After years of complaints from builders, businesses and homeowners about Vancouver’s complicated and time-consuming permits process, the city is proposing the first of many planned sweeping reforms.

The first round of changes recommends temporarily relaxing the city’s tree-protection bylaw and putting a pause on new standards for zero-emissions residential buildings.

Released Wednesday, the staff report also recommends not enforcing design guidelines in some zones, saying that the measures are needed because the city has so many new policies layered on to old ones that it’s reaching a breaking point.

“This regulatory complexity, combined with technology gaps, COVID impacts and resource consequences as a result of decreasing revenues, led to an unsustainable imbalance between application demand and staff capacity to process that demand,” said the report from the city’s recently appointed city manager, Paul Mochrie.

“Over time, the permitting and licensing process has increasingly been used as the tool by which to achieve Council objectives. This practice has been a major contributor to the current operational difficulties being faced by staff,” the report continued.

If Vancouver doesn’t simplify its processes, the report noted, the city runs the risk of driving even more people to build and do renovations without permits.

Mayor Kennedy Stewart, who has been pushing for improvements to the permitting system for years, said he fully supports the changes.

However, Green Party Councillor Adriane Carr said she is concerned about some of the recommendations, especially the temporary suspension of requiring new zero-emission standards.

“Buildings account for 60 per cent of [greenhouse-gas emissions]. That one, I’m having real difficulty with,” she said. “The climate emergency isn’t on hold.”

Ms. Carr said she was somewhat less concerned about the changes to the tree-protection bylaw, adding that local residents are more concerned about bigger trees that are cut down.

Mr.
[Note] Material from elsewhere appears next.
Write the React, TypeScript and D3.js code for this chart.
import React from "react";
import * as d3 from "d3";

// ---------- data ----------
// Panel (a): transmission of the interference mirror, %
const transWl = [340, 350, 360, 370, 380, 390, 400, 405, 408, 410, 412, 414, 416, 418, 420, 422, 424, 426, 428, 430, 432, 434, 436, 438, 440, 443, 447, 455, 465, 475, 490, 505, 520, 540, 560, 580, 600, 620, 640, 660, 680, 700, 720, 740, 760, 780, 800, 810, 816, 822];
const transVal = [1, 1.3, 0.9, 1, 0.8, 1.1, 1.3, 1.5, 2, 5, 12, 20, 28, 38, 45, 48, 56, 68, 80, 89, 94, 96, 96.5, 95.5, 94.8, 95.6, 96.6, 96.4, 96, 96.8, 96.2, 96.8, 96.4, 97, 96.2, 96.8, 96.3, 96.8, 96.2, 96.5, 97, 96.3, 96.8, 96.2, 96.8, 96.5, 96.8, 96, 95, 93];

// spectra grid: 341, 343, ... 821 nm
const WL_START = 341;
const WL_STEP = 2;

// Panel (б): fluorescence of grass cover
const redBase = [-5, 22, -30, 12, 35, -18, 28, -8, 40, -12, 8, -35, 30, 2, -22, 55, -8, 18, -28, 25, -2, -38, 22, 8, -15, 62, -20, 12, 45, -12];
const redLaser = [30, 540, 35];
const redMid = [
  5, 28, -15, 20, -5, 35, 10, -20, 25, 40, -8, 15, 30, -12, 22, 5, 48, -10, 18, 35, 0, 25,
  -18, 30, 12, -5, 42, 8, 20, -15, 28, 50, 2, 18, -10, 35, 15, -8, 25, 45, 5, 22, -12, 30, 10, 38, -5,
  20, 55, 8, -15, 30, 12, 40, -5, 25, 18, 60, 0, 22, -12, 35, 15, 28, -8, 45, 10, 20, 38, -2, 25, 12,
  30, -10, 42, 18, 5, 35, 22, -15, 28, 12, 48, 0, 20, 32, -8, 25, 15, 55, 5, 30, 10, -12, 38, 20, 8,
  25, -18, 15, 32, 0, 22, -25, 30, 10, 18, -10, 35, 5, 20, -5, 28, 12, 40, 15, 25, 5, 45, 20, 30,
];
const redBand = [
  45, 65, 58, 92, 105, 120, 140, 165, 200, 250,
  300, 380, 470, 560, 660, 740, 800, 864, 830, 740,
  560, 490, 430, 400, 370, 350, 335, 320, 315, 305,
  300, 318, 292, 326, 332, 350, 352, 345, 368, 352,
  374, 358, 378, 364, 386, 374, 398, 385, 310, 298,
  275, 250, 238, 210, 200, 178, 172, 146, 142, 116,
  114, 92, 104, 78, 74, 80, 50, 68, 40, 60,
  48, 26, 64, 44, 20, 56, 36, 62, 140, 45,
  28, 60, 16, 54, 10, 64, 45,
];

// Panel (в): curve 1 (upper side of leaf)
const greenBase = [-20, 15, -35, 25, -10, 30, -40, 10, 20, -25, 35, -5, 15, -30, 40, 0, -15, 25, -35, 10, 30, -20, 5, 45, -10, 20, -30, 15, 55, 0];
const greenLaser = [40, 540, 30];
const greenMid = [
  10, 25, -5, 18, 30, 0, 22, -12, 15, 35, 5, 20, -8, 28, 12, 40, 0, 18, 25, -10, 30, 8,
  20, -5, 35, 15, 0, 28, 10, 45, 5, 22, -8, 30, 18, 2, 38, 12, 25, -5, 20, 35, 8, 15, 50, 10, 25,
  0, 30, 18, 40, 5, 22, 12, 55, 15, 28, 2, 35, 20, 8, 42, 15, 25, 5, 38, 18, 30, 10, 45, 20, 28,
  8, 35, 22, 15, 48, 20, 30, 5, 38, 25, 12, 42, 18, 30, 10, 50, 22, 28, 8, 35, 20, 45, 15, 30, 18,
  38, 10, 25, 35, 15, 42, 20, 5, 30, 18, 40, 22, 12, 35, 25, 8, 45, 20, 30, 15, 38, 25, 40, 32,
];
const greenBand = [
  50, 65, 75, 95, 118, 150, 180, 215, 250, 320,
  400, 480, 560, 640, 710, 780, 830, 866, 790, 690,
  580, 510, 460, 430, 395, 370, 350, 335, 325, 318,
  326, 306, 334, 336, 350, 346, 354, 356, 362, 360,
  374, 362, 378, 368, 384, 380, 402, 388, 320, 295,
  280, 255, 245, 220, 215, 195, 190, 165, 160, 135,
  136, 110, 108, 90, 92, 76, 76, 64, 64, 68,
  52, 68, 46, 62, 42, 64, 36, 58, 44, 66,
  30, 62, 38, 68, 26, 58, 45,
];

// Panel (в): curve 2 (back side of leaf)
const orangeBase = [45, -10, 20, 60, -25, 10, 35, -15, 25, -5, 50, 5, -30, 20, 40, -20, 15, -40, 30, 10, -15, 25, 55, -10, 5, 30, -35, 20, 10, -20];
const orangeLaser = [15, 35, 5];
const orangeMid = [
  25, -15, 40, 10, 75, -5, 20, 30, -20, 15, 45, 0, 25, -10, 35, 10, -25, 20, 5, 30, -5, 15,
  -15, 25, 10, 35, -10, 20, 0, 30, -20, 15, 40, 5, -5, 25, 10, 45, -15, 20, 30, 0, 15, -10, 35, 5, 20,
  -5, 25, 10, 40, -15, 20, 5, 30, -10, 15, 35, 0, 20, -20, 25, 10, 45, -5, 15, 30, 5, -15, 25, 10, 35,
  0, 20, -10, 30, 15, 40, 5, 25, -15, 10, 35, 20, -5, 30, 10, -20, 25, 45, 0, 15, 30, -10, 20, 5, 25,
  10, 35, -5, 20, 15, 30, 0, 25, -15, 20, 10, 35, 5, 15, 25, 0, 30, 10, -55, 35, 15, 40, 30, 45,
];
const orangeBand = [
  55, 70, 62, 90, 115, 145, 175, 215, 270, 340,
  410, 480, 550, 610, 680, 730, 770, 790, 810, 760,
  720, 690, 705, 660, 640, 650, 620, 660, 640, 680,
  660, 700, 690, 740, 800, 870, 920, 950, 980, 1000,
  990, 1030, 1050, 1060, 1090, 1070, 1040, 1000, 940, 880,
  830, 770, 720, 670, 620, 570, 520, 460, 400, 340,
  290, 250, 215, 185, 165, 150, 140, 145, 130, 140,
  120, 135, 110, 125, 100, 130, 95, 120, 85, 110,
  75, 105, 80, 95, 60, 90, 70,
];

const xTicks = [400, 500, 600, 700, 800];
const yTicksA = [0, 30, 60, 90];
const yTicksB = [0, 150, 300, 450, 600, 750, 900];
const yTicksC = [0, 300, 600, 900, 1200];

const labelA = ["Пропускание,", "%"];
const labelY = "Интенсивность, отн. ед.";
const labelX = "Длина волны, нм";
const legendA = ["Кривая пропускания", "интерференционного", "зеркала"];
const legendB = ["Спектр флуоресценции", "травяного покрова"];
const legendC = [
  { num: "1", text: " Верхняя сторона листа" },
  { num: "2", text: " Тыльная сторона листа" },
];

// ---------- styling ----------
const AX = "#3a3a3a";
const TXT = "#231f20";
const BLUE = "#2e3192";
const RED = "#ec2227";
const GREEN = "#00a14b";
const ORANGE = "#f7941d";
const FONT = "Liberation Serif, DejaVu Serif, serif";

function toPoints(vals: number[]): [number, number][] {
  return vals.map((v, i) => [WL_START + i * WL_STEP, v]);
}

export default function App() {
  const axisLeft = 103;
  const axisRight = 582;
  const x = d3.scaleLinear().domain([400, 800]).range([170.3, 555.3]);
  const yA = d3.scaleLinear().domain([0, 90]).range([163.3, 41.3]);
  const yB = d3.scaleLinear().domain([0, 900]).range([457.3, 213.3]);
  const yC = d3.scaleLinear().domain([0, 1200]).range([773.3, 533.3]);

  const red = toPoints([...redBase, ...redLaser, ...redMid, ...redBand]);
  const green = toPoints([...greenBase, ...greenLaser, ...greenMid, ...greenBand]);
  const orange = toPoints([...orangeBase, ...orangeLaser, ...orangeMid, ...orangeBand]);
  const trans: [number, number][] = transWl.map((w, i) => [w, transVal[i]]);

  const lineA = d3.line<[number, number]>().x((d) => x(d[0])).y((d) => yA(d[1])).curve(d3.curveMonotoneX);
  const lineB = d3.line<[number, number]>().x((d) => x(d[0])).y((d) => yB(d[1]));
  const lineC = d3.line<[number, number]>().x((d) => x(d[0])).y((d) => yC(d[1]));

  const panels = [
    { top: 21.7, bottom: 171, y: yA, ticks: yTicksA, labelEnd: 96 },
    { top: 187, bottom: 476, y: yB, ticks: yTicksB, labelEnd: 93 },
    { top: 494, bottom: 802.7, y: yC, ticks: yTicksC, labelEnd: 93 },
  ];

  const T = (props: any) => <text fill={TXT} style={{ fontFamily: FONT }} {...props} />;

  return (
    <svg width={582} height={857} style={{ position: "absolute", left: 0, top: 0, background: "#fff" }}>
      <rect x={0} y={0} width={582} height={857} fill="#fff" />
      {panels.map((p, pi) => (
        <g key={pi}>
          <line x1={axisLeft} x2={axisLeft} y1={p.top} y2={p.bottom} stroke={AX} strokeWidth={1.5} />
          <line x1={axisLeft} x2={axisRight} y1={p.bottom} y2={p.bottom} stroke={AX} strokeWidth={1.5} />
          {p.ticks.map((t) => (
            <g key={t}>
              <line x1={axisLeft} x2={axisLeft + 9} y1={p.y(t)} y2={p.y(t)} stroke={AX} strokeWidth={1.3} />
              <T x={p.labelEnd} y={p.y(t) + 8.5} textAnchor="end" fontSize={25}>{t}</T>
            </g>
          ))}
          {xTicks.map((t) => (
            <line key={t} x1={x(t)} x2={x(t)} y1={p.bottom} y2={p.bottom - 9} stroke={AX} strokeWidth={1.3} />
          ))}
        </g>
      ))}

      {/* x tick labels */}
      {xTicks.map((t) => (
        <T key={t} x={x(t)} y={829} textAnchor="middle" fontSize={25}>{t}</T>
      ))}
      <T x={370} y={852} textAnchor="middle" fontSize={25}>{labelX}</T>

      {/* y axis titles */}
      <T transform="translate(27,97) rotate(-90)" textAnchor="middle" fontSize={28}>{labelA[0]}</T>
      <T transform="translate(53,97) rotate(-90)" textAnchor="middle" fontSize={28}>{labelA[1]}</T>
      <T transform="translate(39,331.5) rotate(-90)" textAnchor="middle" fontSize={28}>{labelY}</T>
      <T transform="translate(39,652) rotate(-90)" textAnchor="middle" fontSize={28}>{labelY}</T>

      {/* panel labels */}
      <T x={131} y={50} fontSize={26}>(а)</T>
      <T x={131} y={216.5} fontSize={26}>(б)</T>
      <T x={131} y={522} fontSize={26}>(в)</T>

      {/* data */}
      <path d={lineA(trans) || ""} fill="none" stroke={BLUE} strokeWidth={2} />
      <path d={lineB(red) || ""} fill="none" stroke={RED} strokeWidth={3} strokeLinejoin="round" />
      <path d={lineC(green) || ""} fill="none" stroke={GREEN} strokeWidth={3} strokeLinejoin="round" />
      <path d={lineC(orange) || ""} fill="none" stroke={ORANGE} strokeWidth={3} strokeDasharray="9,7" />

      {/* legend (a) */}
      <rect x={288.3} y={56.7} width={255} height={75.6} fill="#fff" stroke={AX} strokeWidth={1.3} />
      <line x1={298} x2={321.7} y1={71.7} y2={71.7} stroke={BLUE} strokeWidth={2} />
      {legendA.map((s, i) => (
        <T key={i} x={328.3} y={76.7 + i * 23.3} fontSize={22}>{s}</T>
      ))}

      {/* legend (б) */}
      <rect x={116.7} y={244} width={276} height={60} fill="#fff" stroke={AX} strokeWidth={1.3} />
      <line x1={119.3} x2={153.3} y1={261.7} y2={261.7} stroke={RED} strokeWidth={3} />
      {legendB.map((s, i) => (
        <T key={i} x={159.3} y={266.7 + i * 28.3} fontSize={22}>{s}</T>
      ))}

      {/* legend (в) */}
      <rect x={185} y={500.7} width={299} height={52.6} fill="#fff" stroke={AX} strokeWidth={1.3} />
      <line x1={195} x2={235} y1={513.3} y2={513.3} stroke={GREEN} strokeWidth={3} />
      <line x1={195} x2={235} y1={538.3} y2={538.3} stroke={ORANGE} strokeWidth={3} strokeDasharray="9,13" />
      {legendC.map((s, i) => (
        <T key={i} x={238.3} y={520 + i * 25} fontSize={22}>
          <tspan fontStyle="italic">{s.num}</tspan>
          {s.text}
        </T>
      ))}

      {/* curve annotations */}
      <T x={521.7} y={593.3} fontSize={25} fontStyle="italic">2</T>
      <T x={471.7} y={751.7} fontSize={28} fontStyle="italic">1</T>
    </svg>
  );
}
Mochrie’s report, based on recommendations from the outgoing head of the permitting department, Jessie Adcock, recommends that the tree-protection bylaw be changed to apply only to trees with trunks bigger than 30 centimetres, rather than the current 20 – a move that would affect about 200 trees a year.

The report also recommends limiting the requirement for an arborist report with every development, something that can cost more than $1,500. The city became much more rigorous about tree protection several years ago after a study came out showing it was losing tree canopy.

The new proposals by the city, which follow years of committee meetings with builders about the permitting issues, received a positive reception by some stakeholders – though some still had reservations.

“Of course it’s all welcome,” said Jon Stovell, president of Reliance Properties Ltd. and recent chair of the Urban Development Institute, a development-industry association. “But they’re not really being bold enough. They’re nibbling around the edges.”

He said the city’s complex zoning system is the main problem in holding up development of more housing.

“There are many hundreds of restrictions throughout [the system]. It takes 2½ years to get a permit for a four-storey wood-frame building.”

Most of the new exemptions will apply to single-detached or duplex zoning, but Mr. Stovell said the slowdown on applying new building-code requirements for zero emissions will also help larger residential projects.

“Any cessation of further changes is helpful,” he said.

The mayor said he has heard that it has been difficult for builders to even find the products needed to meet the new-building standards – such as the requirement that all new houses three storeys and below be built with electric heating.

“The supply chains are still developing,” Mr. Stewart said.